Orifice flowmeters are widely used in industry due to their simple design, ruggedness, and easy installation. However, high-pressure losses, measurement accuracy, and long pipe length requirements are still significant concerns. Typically, conical entry orifice plates at a 45-degree conical angle are recommended by orifice standards, especially for low Reynolds numbers instead of the sharp-edged orifice plates, which pose stability. The primary goal here is to develop the conical entry orifice plates further over a broader range of Reynolds numbers. In this case, a 45-degree conical angle may seem questionable since the optimization of conical angles has not been studied so far.
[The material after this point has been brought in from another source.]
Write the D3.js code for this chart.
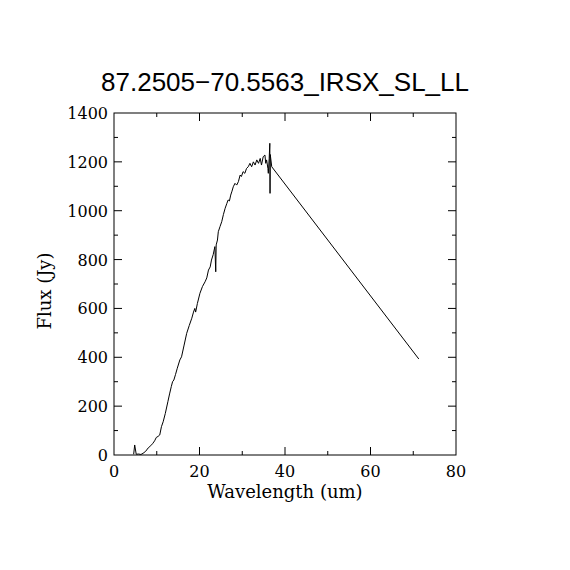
<!DOCTYPE html>
<html>
<head>
<meta charset="utf-8">
<script src="https://cdn.jsdelivr.net/npm/d3@7"></script>
<style>
  body { margin: 0; background: #fff; }
  text { fill: #000; }
</style>
</head>
<body>
<script>
// spectrum: wavelength (um) and flux (Jy)
var wavelength = [4.6, 4.84, 5.2, 5.8, 6.3, 6.8, 7.4, 8.0, 8.6, 9.1, 9.5, 9.9, 10.3, 10.7, 11.1, 11.5, 12.0,
  12.6, 13.0, 13.4, 13.7, 14.0, 14.4, 14.8, 15.4, 15.8, 16.4, 17.0, 17.6, 18.2, 18.6, 18.9, 19.1, 19.5, 20.1,
  20.7, 21.3, 21.7, 22.1, 22.5, 22.8, 23.2, 23.6, 23.8, 23.9, 24.2, 24.4, 24.8, 25.2, 25.6, 26.0, 26.4, 26.7,
  27.0, 27.3, 27.6, 27.9, 28.3, 28.7, 29.1, 29.5, 29.8, 30.2, 30.6, 31.0, 31.4, 31.8, 32.2, 32.6, 33.0, 33.4,
  33.8, 34.2, 34.5, 34.9, 35.3, 35.5, 35.7, 36.0, 36.1, 36.3, 36.45, 36.5, 36.55, 36.9, 71.3];
var flux = [3, 41, 3, 4, 2, 7, 15, 29, 38, 48, 58, 72, 76, 82, 116, 136, 170,
  218, 250, 280, 300, 307, 330, 355, 389, 402, 450, 498, 530, 560, 585, 600, 585, 620, 662,
  690, 709, 725, 757, 770, 798, 820, 853, 750, 860, 880, 914, 935, 955, 985, 1010, 1030, 1044,
  1040, 1064, 1080, 1098, 1112, 1105, 1119, 1146, 1140, 1160, 1153, 1173, 1180, 1194, 1180, 1200, 1187, 1208,
  1194, 1214, 1187, 1221, 1228, 1194, 1208, 1173, 1153, 1214, 1276, 1071, 1230, 1180, 393];

var xTicks = [0, 20, 40, 60, 80];
var yTicks = [0, 200, 400, 600, 800, 1000, 1200, 1400];
var xMinor = [10, 30, 50, 70];
var yMinor = [100, 300, 500, 700, 900, 1100, 1300];

var title = "87.2505\u221270.5563_IRSX_SL_LL";
var xLabel = "Wavelength (um)";
var yLabel = "Flux (Jy)";

var W = 570, H = 570;
var pLeft = 114, pRight = 456, pTop = 113, pBottom = 455;
var font = "'DejaVu Serif', 'Liberation Serif', serif";

var svg = d3.select("body").append("svg")
  .attr("width", W)
  .attr("height", H);

var x = d3.scaleLinear().domain([0, 80]).range([pLeft, pRight]);
var y = d3.scaleLinear().domain([0, 1400]).range([pBottom, pTop]);

// frame
svg.append("rect")
  .attr("x", pLeft).attr("y", pTop)
  .attr("width", pRight - pLeft).attr("height", pBottom - pTop)
  .attr("fill", "none").attr("stroke", "#000").attr("stroke-width", 1);

// inward ticks on all four sides
function xticks(vals, len) {
  vals.forEach(function (v) {
    svg.append("line").attr("x1", x(v)).attr("x2", x(v)).attr("y1", pBottom).attr("y2", pBottom - len).attr("stroke", "#000");
    svg.append("line").attr("x1", x(v)).attr("x2", x(v)).attr("y1", pTop).attr("y2", pTop + len).attr("stroke", "#000");
  });
}
function yticks(vals, len) {
  vals.forEach(function (v) {
    svg.append("line").attr("y1", y(v)).attr("y2", y(v)).attr("x1", pLeft).attr("x2", pLeft + len).attr("stroke", "#000");
    svg.append("line").attr("y1", y(v)).attr("y2", y(v)).attr("x1", pRight).attr("x2", pRight - len).attr("stroke", "#000");
  });
}
xticks(xTicks.slice(1, -1), 8);
xticks(xMinor, 4);
yticks(yTicks.slice(1, -1), 8);
yticks(yMinor, 4);

// tick labels
svg.selectAll(".xl").data(xTicks).enter().append("text")
  .attr("x", function (d) { return x(d); })
  .attr("y", 477)
  .attr("text-anchor", "middle")
  .style("font-family", font).style("font-size", "16px")
  .text(function (d) { return d; });

svg.selectAll(".yl").data(yTicks).enter().append("text")
  .attr("x", 108)
  .attr("y", function (d) { return y(d) + 6; })
  .attr("text-anchor", "end")
  .style("font-family", font).style("font-size", "16px")
  .text(function (d) { return d; });

// axis titles
svg.append("text")
  .attr("x", 285).attr("y", 498)
  .attr("text-anchor", "middle")
  .style("font-family", font).style("font-size", "18px")
  .text(xLabel);

svg.append("text")
  .attr("transform", "translate(51,291)rotate(-90)")
  .attr("text-anchor", "middle")
  .style("font-family", font).style("font-size", "18px")
  .text(yLabel);

svg.append("text")
  .attr("x", 285).attr("y", 91)
  .attr("text-anchor", "middle")
  .style("font-family", "'Liberation Sans', sans-serif").style("font-size", "26px")
  .text(title);

// the spectrum
var pts = wavelength.map(function (w, i) { return [w, flux[i]]; });
var line = d3.line()
  .x(function (d) { return x(d[0]); })
  .y(function (d) { return y(d[1]); });

svg.append("path")
  .attr("d", line(pts))
  .attr("fill", "none")
  .attr("stroke", "#000")
  .attr("stroke-width", 1);
</script>
</body>
</html>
To clarify that point and reach the new technical data about the conical entry orifice plates, orifice plates in different orifice diameter ratios (0.4, 0.5, 0.63) and beveled with different conical angles (15°, 30°, 45°) were tested numerically through water flow simulations inside a pipe with an inner diameter of 50.8 mm at different Reynolds numbers (5000,18,400, 91,100, 240,000).According to the analysis made, the 30-degree conical angle orifice plate was the best in reducing pressure losses, resulting in pressure losses 37–52% less than that of sharp-edged orifice plates in the min-max range. Furthermore, it reduced the pressure losses by 13–21 % more than that of the 45-degree conical angle. These last outcomes indicate that current orifice standards needs a modification into the recommended conical angles. Through these findings, pressure losses in multi-hole plate flow conditioners can be reduced considerably when the holes are beveled at the 30-degree conical angle.Also in the study, the axial characteristic lengths relevant to recirculation region, flow recovery and vena contracta were predicted approximately, along with the derived numerical correlations resulting with constants. Moreover, the effect of orifice plates exposed to an upstream distorted velocity profile on orifice flows was tested numerically. According to this evaluation, the lowest measurement errors were observed at the 30-degree conical angle orifice plate, about 30–70 % less than that of the sharp-edged orifice plate in the min-max range.